I know a person who’s having a midlife crisis. It isn’t a secret; that’s part of the crisis. His issue comes down to an excess of sex that he talks about excessively. His best friends don’t mind that he’s scoring more than LeBron James in a heated playoff — they just wish he’d stop flaunting it.
He was beautiful at 25 and universally lusted for. At 45, he was freakishly youthful, increasingly whorish, but quiet about his insatiable lust. The hunger that peers thought would subside only grew more intense through his fifties. Now two years into his roaring sixties, the calendar’s packed, his cell phone is beeping and he can’t stop marveling at his own penis.
There’s nothing wrong with sexual pride. There’s a time for flaunting and beating our chest. But after we graduate from high school, the trick is to learn to age sexually in a way that complements what we’re becoming. Sean Connery knew when he’d outgrown Bond and needed to explore ‘distinguished.’ That’s because Sean Connery has taste and this guy who’s having his midlife crisis refuses to obey similar dictates.
It seems to be a question of focus. After a certain age, sexual hunger begins to look desperate. There’s nothing more embarrassing than a capon strutting like a rooster or mutton dressing up as lamb. It has nothing to do with our private sex life — it’s how we present ourselves to the world that’s in question. Viagra and its cohorts have made this question infinitely more complex. We’re becoming a nation of petrified wood — geezer hard-ons and bitter women. I actually saw a woman shudder when she talked about her husband’s phoenix-like rise. She told me that she missed his E.D. (using the current euphemism for impotence) and wished he’d get old the old-fashioned way.
In extreme cases, drugs can be helpful, of course. We are all entitled to the very best sex life we can possibly muster. It’s only a problem when it’s an imitation of youth, a stayed-too-long-at-the-fair kind of thing, a refusal to give up the teenage ghost. What works at 20 does not work at 40, which in turn does not work at 60-something.
Luckily, there’s a whole different approach. It’s entirely possible to age sexy without any struggle to young it up. On the beach in France, where we spend our summers, there’s a woman who sunbathes every morning — she’s 70, if she’s a day. She wears a bikini, but not too skimpy, does not dye her silver hair and is as hot as any one of her topless, thirty-something friends. She hasn’t had a stitch of work, her breasts aren’t pumped up like honeydew melons and she’s absolutely a sexy creature. It’s her laugh, her attitude, chutzpah and zest. She climbs sand dunes like a billy goat and flirts secretly like a courtesan. Her age is precisely what makes her sexy; she wears her advanced years with more savoir faire than anyone I’ve ever witnessed.

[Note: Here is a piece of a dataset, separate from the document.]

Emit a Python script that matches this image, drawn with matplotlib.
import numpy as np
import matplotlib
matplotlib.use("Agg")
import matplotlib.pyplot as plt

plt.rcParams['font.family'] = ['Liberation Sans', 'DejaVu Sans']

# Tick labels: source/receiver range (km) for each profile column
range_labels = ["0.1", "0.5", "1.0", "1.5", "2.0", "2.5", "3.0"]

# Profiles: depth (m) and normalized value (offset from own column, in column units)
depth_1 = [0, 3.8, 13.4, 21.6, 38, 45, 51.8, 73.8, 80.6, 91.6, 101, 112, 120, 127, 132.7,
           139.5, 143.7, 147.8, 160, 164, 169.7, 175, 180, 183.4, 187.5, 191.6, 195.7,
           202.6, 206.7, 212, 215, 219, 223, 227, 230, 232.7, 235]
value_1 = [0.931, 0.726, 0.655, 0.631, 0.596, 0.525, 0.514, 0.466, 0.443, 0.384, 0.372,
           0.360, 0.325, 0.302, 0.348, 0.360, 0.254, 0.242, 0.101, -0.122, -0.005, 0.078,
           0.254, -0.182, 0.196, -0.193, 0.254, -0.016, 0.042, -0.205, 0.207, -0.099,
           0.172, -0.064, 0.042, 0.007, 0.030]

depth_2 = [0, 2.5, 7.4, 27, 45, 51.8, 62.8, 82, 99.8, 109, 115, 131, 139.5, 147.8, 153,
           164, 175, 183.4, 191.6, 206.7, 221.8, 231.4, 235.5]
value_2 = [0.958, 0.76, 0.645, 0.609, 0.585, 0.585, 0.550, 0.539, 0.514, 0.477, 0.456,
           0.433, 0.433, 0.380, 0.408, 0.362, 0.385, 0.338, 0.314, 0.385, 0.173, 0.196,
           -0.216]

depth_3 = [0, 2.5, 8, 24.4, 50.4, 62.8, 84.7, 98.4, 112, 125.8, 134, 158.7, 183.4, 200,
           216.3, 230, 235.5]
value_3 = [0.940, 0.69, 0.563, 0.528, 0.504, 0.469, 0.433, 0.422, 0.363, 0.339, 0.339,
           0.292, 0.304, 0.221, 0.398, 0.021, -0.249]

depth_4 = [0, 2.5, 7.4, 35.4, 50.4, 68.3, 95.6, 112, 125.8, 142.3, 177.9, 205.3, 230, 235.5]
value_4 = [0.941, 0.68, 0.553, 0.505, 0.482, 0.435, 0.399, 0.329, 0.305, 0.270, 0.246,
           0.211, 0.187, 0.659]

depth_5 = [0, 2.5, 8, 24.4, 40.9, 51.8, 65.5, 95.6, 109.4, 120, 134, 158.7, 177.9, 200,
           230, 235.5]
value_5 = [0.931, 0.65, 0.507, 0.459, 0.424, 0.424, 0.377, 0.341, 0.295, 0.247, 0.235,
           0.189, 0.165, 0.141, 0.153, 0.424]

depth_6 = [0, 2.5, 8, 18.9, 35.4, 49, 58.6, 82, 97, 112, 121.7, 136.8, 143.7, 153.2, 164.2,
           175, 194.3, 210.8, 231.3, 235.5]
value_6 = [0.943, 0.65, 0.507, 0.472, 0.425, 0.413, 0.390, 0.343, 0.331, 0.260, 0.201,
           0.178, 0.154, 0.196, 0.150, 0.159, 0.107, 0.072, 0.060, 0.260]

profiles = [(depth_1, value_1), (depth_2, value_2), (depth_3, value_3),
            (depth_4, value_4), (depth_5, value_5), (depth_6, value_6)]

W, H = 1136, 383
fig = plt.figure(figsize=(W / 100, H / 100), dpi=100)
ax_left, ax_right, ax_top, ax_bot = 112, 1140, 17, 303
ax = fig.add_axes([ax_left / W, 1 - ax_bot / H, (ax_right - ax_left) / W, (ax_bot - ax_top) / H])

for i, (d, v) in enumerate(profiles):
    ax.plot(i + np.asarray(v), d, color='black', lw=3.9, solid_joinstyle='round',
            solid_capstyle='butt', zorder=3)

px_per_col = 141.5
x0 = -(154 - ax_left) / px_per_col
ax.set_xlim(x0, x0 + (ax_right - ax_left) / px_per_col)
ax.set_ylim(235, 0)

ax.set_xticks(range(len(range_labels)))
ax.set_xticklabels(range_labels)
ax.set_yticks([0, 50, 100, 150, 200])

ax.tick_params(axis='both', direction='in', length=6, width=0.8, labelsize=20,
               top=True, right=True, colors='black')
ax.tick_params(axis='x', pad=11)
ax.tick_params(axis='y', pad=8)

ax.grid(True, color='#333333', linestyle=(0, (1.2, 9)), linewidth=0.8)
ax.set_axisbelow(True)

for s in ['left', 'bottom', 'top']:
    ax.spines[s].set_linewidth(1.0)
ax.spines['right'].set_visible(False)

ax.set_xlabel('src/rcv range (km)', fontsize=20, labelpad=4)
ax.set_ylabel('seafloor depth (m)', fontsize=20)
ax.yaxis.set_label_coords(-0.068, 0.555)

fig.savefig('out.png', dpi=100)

Watching her, I think often of Anna Magnani, the Italian film star, and her great line to a photographer. He wanted to airbrush out her wrinkles but Magnani wouldn’t hear of it. “Don’t take out a single one,” she said. “It took me so long to earn them.” The word character comes from the same root as etching. Maybe we’re meant to be etched by life, the brush strokes changing the role we play. It’s character that keeps us sexy, provided we believe we’re sexy. Self-belief is the backbone of sexiness, I think. And that doesn’t come with sell-by date.
As for the guy with the raging libido, he shows no signs of slowing down. I’m filled with admiration at times, for his stamina, his joie de vivre, his refusal to follow common sense. He has the courage of his convictions and couldn’t care less about his critics. This, too, is admirable, and I hope he enjoys himself every time out. I just can’t imagine living that way.

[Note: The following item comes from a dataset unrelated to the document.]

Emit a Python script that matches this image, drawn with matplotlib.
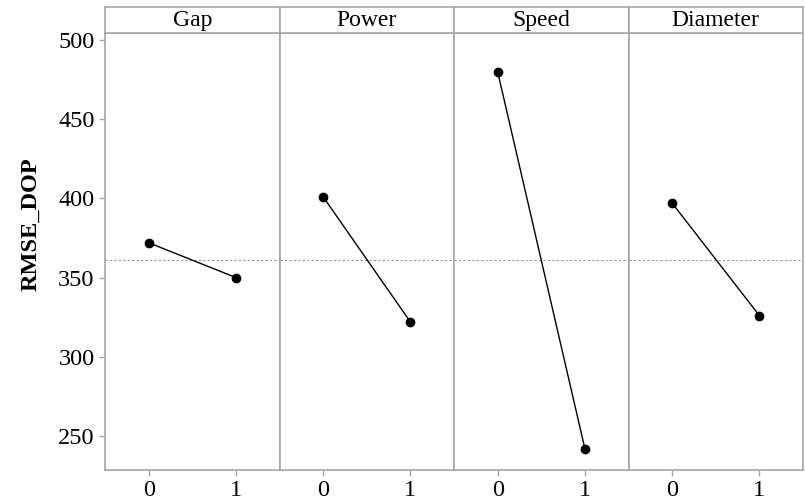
import matplotlib.pyplot as plt
import numpy as np

plt.rcParams['font.family'] = ['Liberation Serif', 'DejaVu Serif']

factors = ["Gap", "Power", "Speed", "Diameter"]
levels = [0, 1]
means = {
    "Gap": [372, 350],
    "Power": [401, 322],
    "Speed": [480, 242],
    "Diameter": [397, 326],
}
grand_mean = 361
yticks = [250, 300, 350, 400, 450, 500]

gris = "#a6a6a6"
W, H = 805, 503
fig = plt.figure(figsize=(W / 100, H / 100), dpi=100)

x0, x1 = 105, 803
ybot, ytop, ystrip = 470, 33, 7
ancho = (x1 - x0) / len(factors)

for i, f in enumerate(factors):
    left = (x0 + i * ancho) / W
    ax = fig.add_axes([left, 1 - ybot / H, ancho / W, (ybot - ytop) / H])
    ax.axhline(grand_mean, color="#9a9a9a", lw=0.8, ls=(0, (2, 2)), zorder=1)
    ax.plot(levels, means[f], color="black", lw=1, marker="o", ms=6, zorder=3)
    ax.set_xlim(-0.5, 1.5)
    ax.set_ylim(228.5, 504.4)
    ax.set_xticks(levels)
    ax.set_xticklabels([str(l) for l in levels], fontsize=17.5)
    for s in ax.spines.values():
        s.set_color(gris)
        s.set_linewidth(1.2)
    ax.tick_params(axis="both", colors=gris, labelcolor="black", length=4, width=1, direction="out")
    ax.tick_params(axis="x", pad=3)
    if i == 0:
        ax.set_yticks(yticks)
        ax.set_yticklabels([str(v) for v in yticks], fontsize=17.5)
        ax.set_ylabel("RMSE_DOP", fontsize=17.5, fontweight="bold")
        # el rótulo queda algo por encima del centro del eje
        ax.yaxis.set_label_coords(-0.365, 0.563)
    else:
        ax.set_yticks([])

    # cabecera con el nombre del factor
    st = fig.add_axes([left, 1 - ytop / H, ancho / W, (ytop - ystrip) / H])
    st.set_xticks([])
    st.set_yticks([])
    for s in st.spines.values():
        s.set_color(gris)
        s.set_linewidth(1.2)
    st.text(0.5, 0.5, f, ha="center", va="center", fontsize=17, transform=st.transAxes)

fig.savefig("out.png", dpi=100)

Not for any moral reason — there’s nothing immoral about lots of sex. But because I don’t want to be that hungry. Sex ruled my life long and hard enough to last me several reincarnations. Now that 60 is on the horizon, I don’t want to be like a hungry ghost, starving for something out of my reach. It’s like getting stuck at the salad bar. The appetizers are irresistible but you never get a good square meal. You never feel like you’ve had enough. Even when you’re stuffed, you keep on eating. The part that needs feeding can’t be fed. And that only makes you hungrier.